Um... why? Do all monsters in your universe fight to the death every time? Especially when they know their allies are dead and they can make things worse for you by alerting their allies there are adventurers around.
I don't know, but I think this is ironic considering the next quote.
This is why Fear is a situational spell. There are a lot of times you don't want people running for help and screaming.
Ok. As a point of fact they can run for help screaming if you don't cast fear too and if that is what you don't want them to do it probably is what they would (or at least should) do.
But yes if you do not want them running from the room you should not cast fear. If you want to ""clear the room" you should cast fear.
And ultimately all that happens is you've cleared the room and that there are a collection of gargoyles wandering around either waiting to ambush you or alerting the other monsters in the dungeon.
You can follow them and they can't save as long as you do. If it is outside you can chase them until they all die or a minute ends.
This is neither more nor less than the
Peasant Railgun abuse of D&D's simplifying a living universe to a turn-based game. For players to try this sort of cheese that allows messages to break the sound barrier let alone throw things would be silly. For the DM to deploy this sort of exploitative physics-based cheese to nerf a player ability is nothing more than prime grade douchbaggery. If the DM wants to automatically win they can just throw an asteroid or tarrasque at the players.
That is the rules and mechanics, you might not like them and are free to homebrew them.
You've bolded the wrong words. They each act at the same time. Which means they each start their action at the same time and they each finish their action at the same time. While the first one who saved is raising his hand to act the second one is staring at the pretty lights. Then the first one slaps the second and the second one blinks awake. They each act at the same time - but the first one has already acted which means that the second one can't take their action at the same time as the first because the first one's action has finished.
At the same time means on the same initiative. They do not start their "action" at the same time they start their turn at the same time and "act" at the same time. The move, action and bonus action all happen in that turn. If they started their action "at the same time" it would be impossible to move then attack(action) then disengage (BA) than move again using the remainder of your move if the guy next to starts off by attacking because they would both need to "use their action at the same time". The order they use their action, move, reaction is completely up to the enemy.

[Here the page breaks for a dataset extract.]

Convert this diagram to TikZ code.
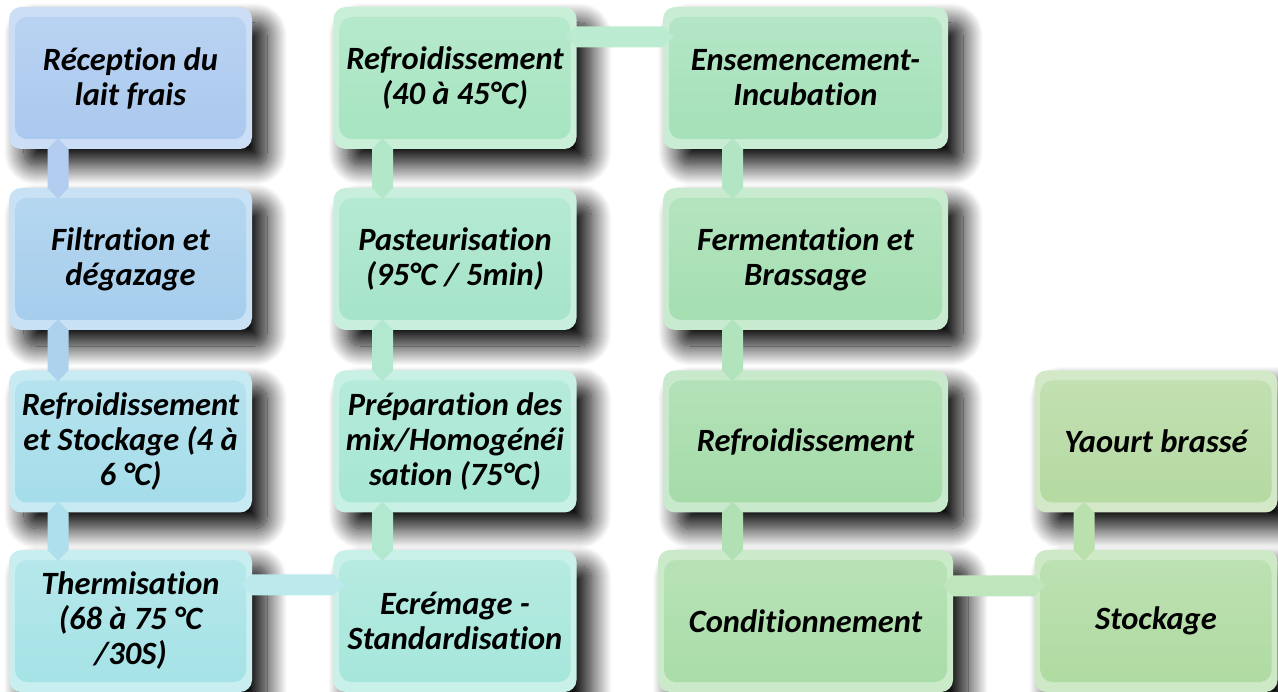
\documentclass[tikz,border=0pt]{standalone}
\usepackage{fontspec}
\setmainfont[Ligatures=NoCommon]{Carlito}
\usetikzlibrary{shadows.blur,calc}
\definecolor{cAa}{HTML}{A9C8EE}
\definecolor{cAb}{HTML}{A4CDEC}
\definecolor{cAc}{HTML}{A4DCEA}
\definecolor{cAd}{HTML}{A4E2E6}
\definecolor{cBd}{HTML}{A5E6DA}
\definecolor{cBc}{HTML}{A5E6D2}
\definecolor{cBb}{HTML}{A4E4C8}
\definecolor{cBa}{HTML}{A5E4C0}
\definecolor{cCa}{HTML}{A3E0B8}
\definecolor{cCb}{HTML}{A3DEB0}
\definecolor{cCc}{HTML}{A3DBA8}
\definecolor{cCd}{HTML}{A8DCA6}
\definecolor{cDd}{HTML}{AEDAA0}
\definecolor{cDc}{HTML}{B4D9A0}
\tikzset{
  box/.style={rounded corners=12pt, minimum height=142pt, minimum width=243pt,
    inner sep=0pt, align=center,
    font=\fontsize{32.5}{35}\selectfont\bfseries\itshape,
    fill=#1!60!white,
    blur shadow={shadow xshift=15pt, shadow yshift=-16pt, shadow blur radius=20pt,
      shadow blur steps=24, shadow opacity=100},
    path picture={\shade[top color=#1!80!white, bottom color=#1]
      ([shift={(6pt,-10pt)}]path picture bounding box.north west) rectangle
      ([shift={(-6pt,10pt)}]path picture bounding box.south east);}},
  conn/.style={fill=#1},
}
% vertical connector: #1 colour, #2 upper end, #3 lower end
\newcommand\vlink[3]{%
  \path[conn=#1] let \p1=(#2), \p2=(#3) in
    (\x1-10.5pt,\y1) -- (\x1,\y1+11pt) -- (\x1+10.5pt,\y1) --
    (\x2+10.5pt,\y2) -- (\x2,\y2-11pt) -- (\x2-10.5pt,\y2) -- cycle;}
% horizontal connector: #1 colour, #2 left end, #3 right end
\newcommand\hlink[3]{%
  \path[conn=#1] let \p1=(#2), \p2=(#3) in
    (\x1,\y1+10.5pt) -- (\x1-11pt,\y1) -- (\x1,\y1-10.5pt) --
    (\x2,\y2-10.5pt) -- (\x2+11pt,\y2) -- (\x2,\y2+10.5pt) -- cycle;}
\begin{document}
\begin{tikzpicture}[x=1pt,y=-1pt]
\useasboundingbox (0,0) rectangle (1278,692);
% column 1
\node[box=cAa] (a1) at (130.5,78) {Réception du\\lait frais};
\node[box=cAb] (a2) at (130.5,259) {Filtration et\\dégazage};
\node[box=cAc] (a3) at (130.5,441.5) {Refroidissement\\et Stockage (4 à\\6 °C)};
\node[box=cAd] (a4) at (130.5,621) {Thermisation\\(68 à 75 °C\\/30S)};
% column 2
\node[box=cBa] (b1) at (455,78) {Refroidissement\\(40 à 45°C)};
\node[box=cBb] (b2) at (455,259) {Pasteurisation\\(95°C / 5min)};
\node[box=cBc] (b3) at (455,441.5) {Préparation des\\mix/Homogénéi\\sation (75°C)};
\node[box=cBd] (b4) at (455,621) {Ecrémage -\\Standardisation};
% column 3
\node[box=cCa, minimum width=285pt] (c1) at (805.5,78) {Ensemencement-\\Incubation};
\node[box=cCb, minimum width=285pt] (c2) at (805.5,259) {Fermentation et\\Brassage};
\node[box=cCc, minimum width=285pt] (c3) at (805.5,441.5) {Refroidissement};
\node[box=cCd, minimum width=295pt] (c4) at (805.5,621) {Conditionnement};
% column 4
\node[box=cDc] (d3) at (1156,441.5) {Yaourt brassé};
\node[box=cDd] (d4) at (1156,621) {Stockage};
% connectors
\vlink{cAa!90!white}{[xshift=-72.5pt]a1.south}{[xshift=-72.5pt]a2.north}
\vlink{cAb!90!white}{[xshift=-72.5pt]a2.south}{[xshift=-72.5pt]a3.north}
\vlink{cAc!90!white}{[xshift=-72.5pt]a3.south}{[xshift=-72.5pt]a4.north}
\hlink{cAd!75!white}{[yshift=-35pt]a4.north east}{[yshift=-35pt]b4.north west}
\vlink{cBb!85!white}{[xshift=-72.5pt]b3.south}{[xshift=-72.5pt]b4.north}
\vlink{cBb!85!white}{[xshift=-72.5pt]b2.south}{[xshift=-72.5pt]b3.north}
\vlink{cBa!85!white}{[xshift=-72.5pt]b1.south}{[xshift=-72.5pt]b2.north}
\hlink{cBa!75!white}{[yshift=-30pt]b1.north east}{[yshift=-30pt]c1.north west}
\vlink{cCa!85!white}{[xshift=-73pt]c1.south}{[xshift=-73pt]c2.north}
\vlink{cCb!85!white}{[xshift=-73pt]c2.south}{[xshift=-73pt]c3.north}
\vlink{cCc!85!white}{[xshift=-73pt]c3.south}{[xshift=-73pt]c4.north}
\hlink{cCd!75!white}{[yshift=-36pt]c4.north east}{[yshift=-36pt]d4.north west}
\vlink{cDd!85!white}{[xshift=-72pt]d3.south}{[xshift=-72pt]d4.north}
\end{tikzpicture}
\end{document}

Further it would be impossible for enemies to "help" if this was correct because when you "help" the next person that attacks gets advantage. You have to "help" before the guy next to you uses his action to attack.
Please answer this is it possible for enemies to use help? Is it possible for one Goblin to start his turn with a move while another starts with an attack? How do you reconcile that with your logic here?
It doesn't lose a turn after it recovers. It loses the turn it started hypnotised.
That is not written in the spell.
"On a failed save, the creature becomes Charmed for the Duration. While Charmed by this spell, the creature is Incapacitated and has a speed of 0.
The spell ends for an affected creature if it takes any damage or if someone else uses an action to shake the creature out of its stupor."
It does not say it stays charmed until the end of its turn when shaken out of the stupor, it does not say the stupor has to last until its next turn. If you play it that way it is homebrew.
It hasn't recovered until the action on its own initiative is over,.
It does not say that in the spell description. It does not imply it, no rules anywhere suggest that.
It doesn't have to. Its action is happening at the same time as the action freeing it. Its action time has passed.
If that is how you want to characterize it fine, Goblin 1 shakes goblin 2 out of his charm and Goblin 2 attacks at the "same time". If that is how you want to play the fiction that is fine.
Moreover if this is really what is at play, how is it one Goblin attacks and then walks across the room while another walks across the room and then attacks if all the actions "happen at the same time"? Please explain this to me in light of your explanation above.
Nope. What is happening is that you are twisting the rules to give NPCs initiative-juggling superpowers.
It gives them the exact same initiative juggling capabilities that the PCs have.
The tables I DM roll initiative for everyone individually. Those I play on do it like that for the most part although two of them used use a single roll for a group of like creatures.
If you had eight goblins at initiative 13 you'd effectively have them acting on initiative 13.8, 13.7, 13.6 ... 13.1 so they each act in order.
This is how the tables I play with that have a single initiative have done it, although I do not know that this is articulated in the rules anywhare.
Moreover this undercuts your previous argument becuase 13.8 uses his turn (including action, bonus, move) before 13.7 goes.
If this is the case it is much like what I put initially and you will have a few of them lose 2 turns instead of 1 turn.
Which would be fair enough. But where the superpowers come in is that you arbitrarily allow the goblins to assign their initiative orders in any order on any turn.
As I said above on the two tables I played that used group initiative we used this. However where the rules come from is the PHB page 189 where it states
"The DM decides the order among DM-controlled creatures"
As I say your interpretation is the same interpretation that the peasant railgun relies on, and it's the same exploit in both cases. And you're doing it all to make the PC abilities as uncool and ineffective as possible.
I am not familiar with the peasant railgun so if you want me to comment on it you are going to need to explain it.